_SUPPLIED INFORMATION_.
<<<<

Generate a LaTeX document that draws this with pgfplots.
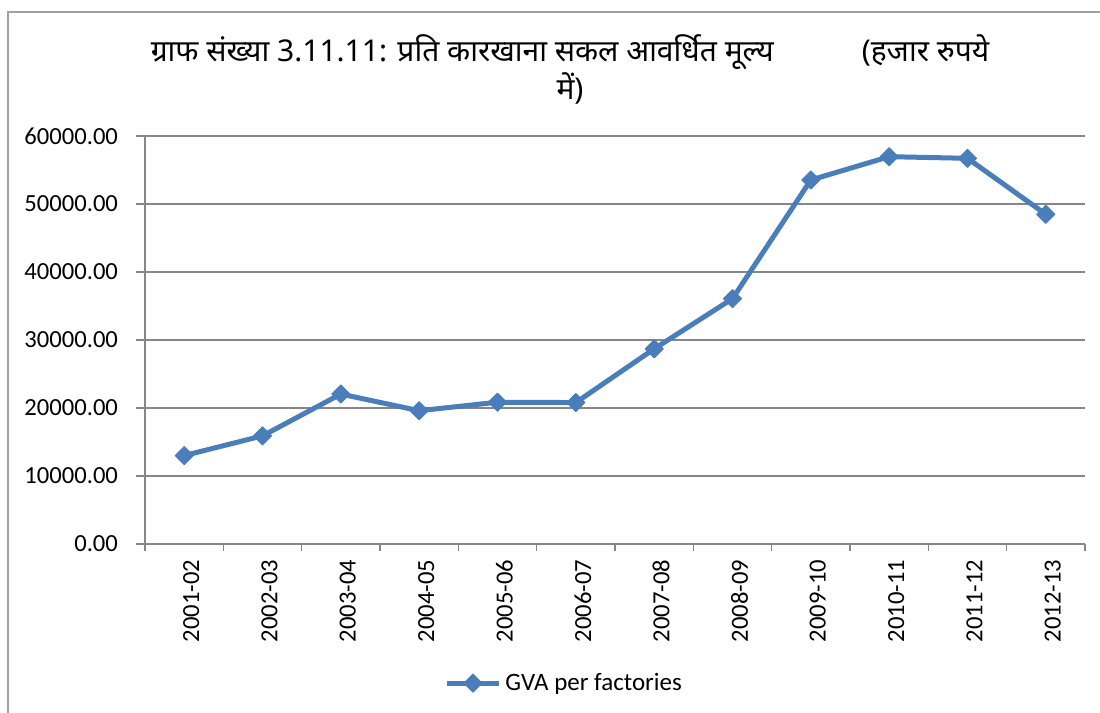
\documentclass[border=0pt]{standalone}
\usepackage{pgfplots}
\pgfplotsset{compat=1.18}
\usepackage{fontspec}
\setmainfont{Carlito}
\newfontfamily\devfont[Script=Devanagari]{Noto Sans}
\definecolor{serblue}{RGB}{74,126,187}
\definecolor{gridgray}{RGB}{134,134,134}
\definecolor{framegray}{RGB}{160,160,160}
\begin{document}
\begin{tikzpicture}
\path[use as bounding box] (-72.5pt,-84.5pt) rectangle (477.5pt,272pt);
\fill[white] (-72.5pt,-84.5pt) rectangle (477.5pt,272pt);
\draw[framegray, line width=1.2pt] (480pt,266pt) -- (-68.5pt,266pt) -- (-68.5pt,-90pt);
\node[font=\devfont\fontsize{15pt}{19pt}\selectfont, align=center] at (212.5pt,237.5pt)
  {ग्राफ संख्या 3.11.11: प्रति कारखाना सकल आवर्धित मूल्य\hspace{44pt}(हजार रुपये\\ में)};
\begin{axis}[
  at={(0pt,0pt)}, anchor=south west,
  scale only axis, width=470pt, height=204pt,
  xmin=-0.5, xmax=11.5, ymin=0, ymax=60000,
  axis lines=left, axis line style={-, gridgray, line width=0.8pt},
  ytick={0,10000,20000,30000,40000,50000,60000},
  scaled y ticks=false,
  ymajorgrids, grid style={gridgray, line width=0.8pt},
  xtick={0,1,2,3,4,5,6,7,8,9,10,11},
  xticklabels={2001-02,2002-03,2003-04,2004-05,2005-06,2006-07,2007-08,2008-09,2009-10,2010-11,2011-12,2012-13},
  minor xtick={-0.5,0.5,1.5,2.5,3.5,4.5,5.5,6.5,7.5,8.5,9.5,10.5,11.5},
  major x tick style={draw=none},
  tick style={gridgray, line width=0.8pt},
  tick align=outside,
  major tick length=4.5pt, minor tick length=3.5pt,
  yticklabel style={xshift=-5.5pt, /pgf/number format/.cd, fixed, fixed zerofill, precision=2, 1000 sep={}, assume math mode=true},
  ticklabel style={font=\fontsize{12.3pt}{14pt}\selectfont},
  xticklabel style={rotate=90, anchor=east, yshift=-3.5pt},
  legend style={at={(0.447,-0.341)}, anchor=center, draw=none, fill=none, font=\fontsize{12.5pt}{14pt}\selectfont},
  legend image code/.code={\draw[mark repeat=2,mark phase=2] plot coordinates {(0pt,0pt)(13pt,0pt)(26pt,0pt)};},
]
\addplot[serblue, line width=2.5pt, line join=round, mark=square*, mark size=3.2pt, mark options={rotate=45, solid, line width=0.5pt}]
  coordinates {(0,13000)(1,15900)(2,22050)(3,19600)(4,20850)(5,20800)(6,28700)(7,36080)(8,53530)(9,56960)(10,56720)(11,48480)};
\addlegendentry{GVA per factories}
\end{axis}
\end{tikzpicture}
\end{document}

>>>>
<<<<

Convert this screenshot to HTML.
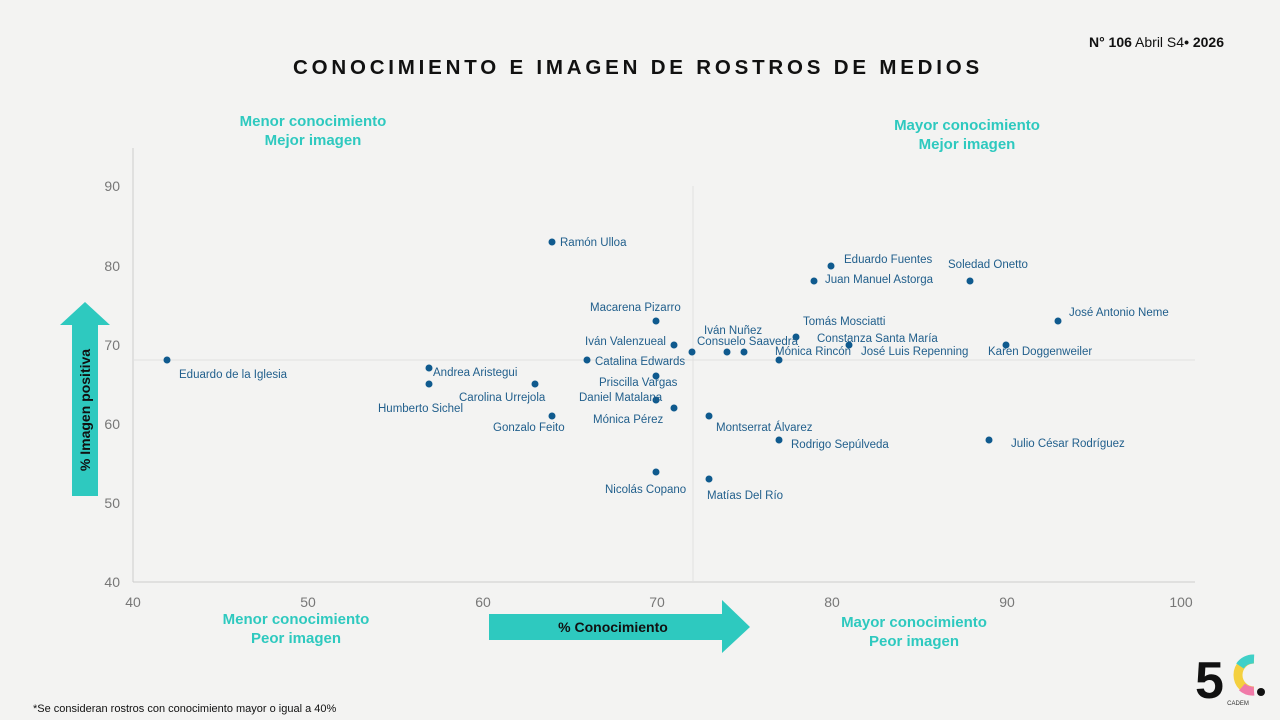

>>>>

_SHORT TASK_.
Every line that holds the string "this" should be returned.

_SOLUTION_.
Generate a LaTeX document that draws this with pgfplots.
Convert this screenshot to HTML.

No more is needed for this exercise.